When I first research raw milk I was delighted to find a wonderful farm about 30 minutes from my Mum and Dad. They milk their cows 3 times a week as opposed to our corn raised, hormone injected, anti-biotic up to the eyeball factory cows of twice a day. The first time I drank it, I must admit that I did so with a little trepidation, but that first taste put paid to all of that. It is so delicious, it doesn't taste at all like the milk I had had before. I knocked back a pint in no time, and I hate drinking milk! I remember giving the first glass to my 90 year old Dad who was raised on raw milk.
"Does it taste how you remember it Dad?"
"Oh! Whats different?"
"The milk I had as a child was warm, straight out of the cow!"

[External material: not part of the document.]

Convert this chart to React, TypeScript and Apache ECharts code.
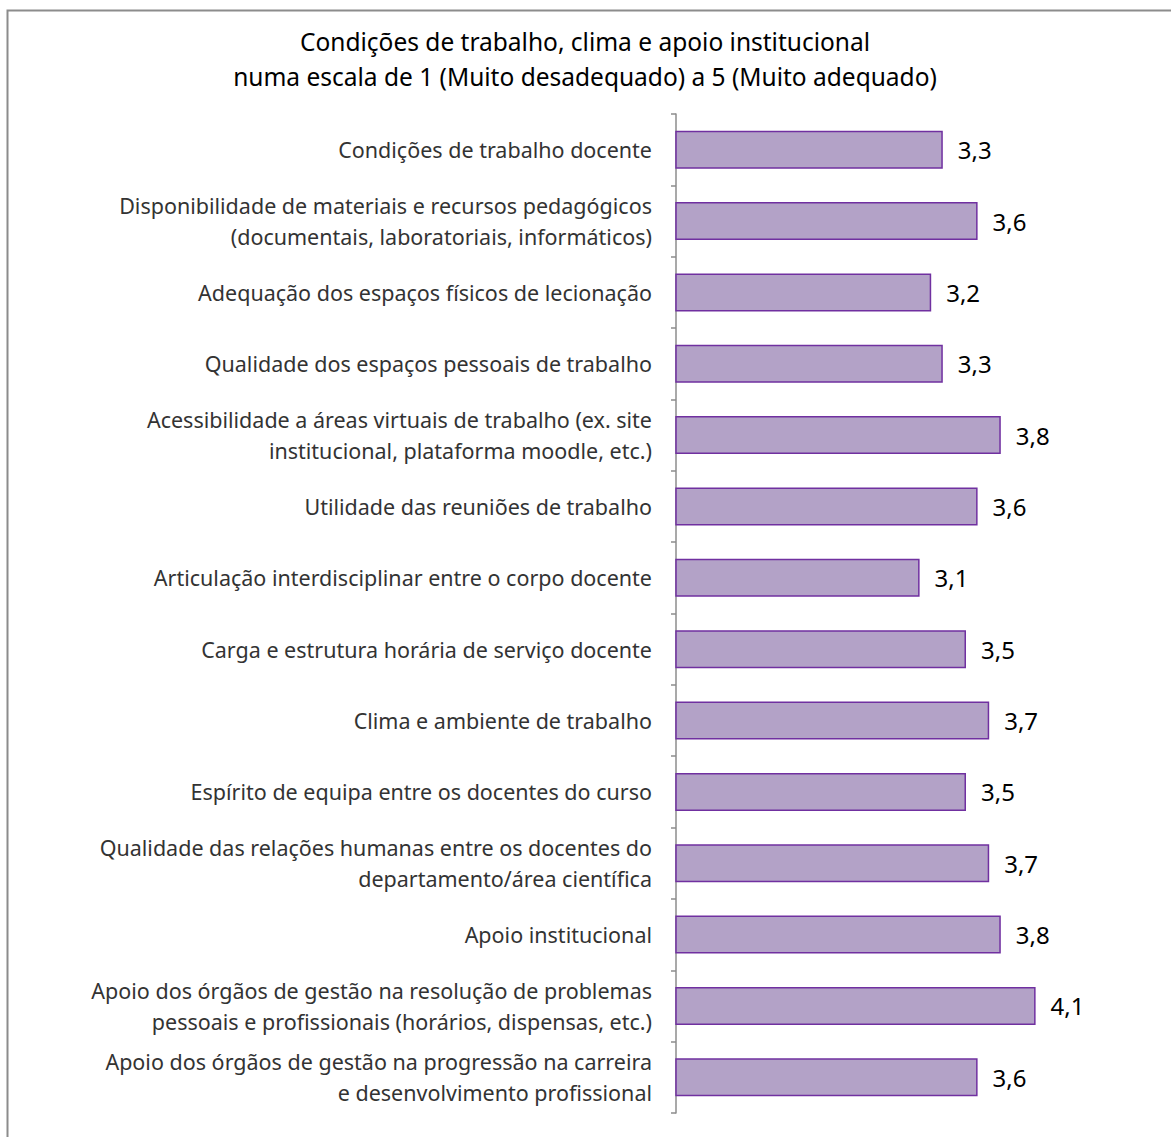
import React, { useEffect, useRef } from "react";
import * as echarts from "echarts";

const titleLines = [
  "Condições de trabalho, clima e apoio institucional",
  "numa escala de 1 (Muito desadequado) a 5 (Muito adequado)",
];

const categories = [
  "Condições de trabalho docente",
  "Disponibilidade de materiais e recursos pedagógicos\n(documentais, laboratoriais, informáticos)",
  "Adequação dos espaços físicos de lecionação",
  "Qualidade dos espaços pessoais de trabalho",
  "Acessibilidade a áreas virtuais de trabalho (ex. site\ninstitucional, plataforma moodle, etc.)",
  "Utilidade das reuniões de trabalho",
  "Articulação interdisciplinar entre o corpo docente",
  "Carga e estrutura horária de serviço docente",
  "Clima e ambiente de trabalho",
  "Espírito de equipa entre os docentes do curso",
  "Qualidade das relações humanas entre os docentes do\ndepartamento/área científica",
  "Apoio institucional",
  "Apoio dos órgãos de gestão na resolução de problemas\npessoais e profissionais (horários, dispensas, etc.)",
  "Apoio dos órgãos de gestão na progressão na carreira\ne desenvolvimento profissional",
];

const values = [3.3, 3.6, 3.2, 3.3, 3.8, 3.6, 3.1, 3.5, 3.7, 3.5, 3.7, 3.8, 4.1, 3.6];

export default function App() {
  const ref = useRef<HTMLDivElement>(null);
  useEffect(() => {
    document.body.style.margin = "0";
    if (!ref.current) return;
    const chart = echarts.init(ref.current, undefined, { renderer: "svg" });
    chart.setOption({
      animation: false,
      backgroundColor: "#ffffff",
      title: {
        text: titleLines.join("\n"),
        left: 580,
        textAlign: "center",
        top: 19,
        textStyle: {
          fontFamily: "Noto Sans",
          fontSize: 24.5,
          fontWeight: "normal",
          color: "#000000",
          lineHeight: 35,
        },
      },
      graphic: [
        {
          type: "rect",
          shape: { x: 7.5, y: 10.5, width: 1200, height: 1200 },
          style: { fill: "none", stroke: "#8c8c8c", lineWidth: 2 },
          silent: true,
        },
      ],
      grid: { left: 676, right: 31, top: 114, bottom: 24, containLabel: false },
      xAxis: {
        type: "value",
        min: 1,
        max: 5,
        show: false,
      },
      yAxis: {
        type: "category",
        data: categories,
        inverse: true,
        axisLine: { show: true, lineStyle: { color: "#8c8c8c", width: 1.5 } },
        axisTick: { show: true, length: 5, lineStyle: { color: "#8c8c8c", width: 1.5 } },
        axisLabel: {
          margin: 24,
          fontFamily: "Noto Sans",
          fontSize: 21.5,
          color: "#333333",
          lineHeight: 31,
          align: "right",
        },
      },
      series: [
        {
          type: "bar",
          data: values,
          barWidth: 38,
          itemStyle: { color: "#B3A2C7", borderColor: "#7030A0", borderWidth: 1.5 },
          label: {
            show: true,
            position: "right",
            distance: 15,
            fontFamily: "Noto Sans",
            fontSize: 24,
            color: "#000000",
            formatter: (p: any) => String(p.value.toFixed(1)).replace(".", ","),
          },
        },
      ],
    });
    return () => chart.dispose();
  }, []);
  return <div ref={ref} style={{ width: 1171, height: 1137 }} />;
}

People take note, even if you don't take the step of going raw, swap your breed of milk, and buy one that isn't homogenise, and in doing so, you'll find that you are supporting small farmers, doing what they have been doing for hundreds of years, as opposed to putting more money in big agriculture, and their spin off by-products and industries. As a post-script, if you filter this down and change your type of butter too, and find it difficult to source Guernsey butter, most New Zealand cows are grass fed and a mix of Guernsey/Jersey cows, ie Anchore butter.
Hope this was interesting x

1 comment:

  1. Hi Liz,
    Thanks so much for this. I don't drink milk; have never liked it - even when I was young in Jamaica where everyone (used to) drink milk the way your dad remembered! I hardly ever eat beef, but reading this made me feel sick. I knew about the antibiotics and hormones, but never thought about the feed: why on earth would anyone think that corn would be good for cows? (I remember back home that chickens were fed corn - and that's another thing!!). I had started using Anchor butter but then stopped: but I will definitely go back to it. I try to eat as healthily as possible, and after reading your articles, I am determined to 'step up' my game! I stopped using fluoride toothpaste about 7 years ago, but foolishly allowed myself to be convinced by a dentist to 'give it another try'. After just a couple of brushes, I suffered such terrible pain that, needless to say, I will not be doing that again!!
    Very interesting article. Blessings to you and family.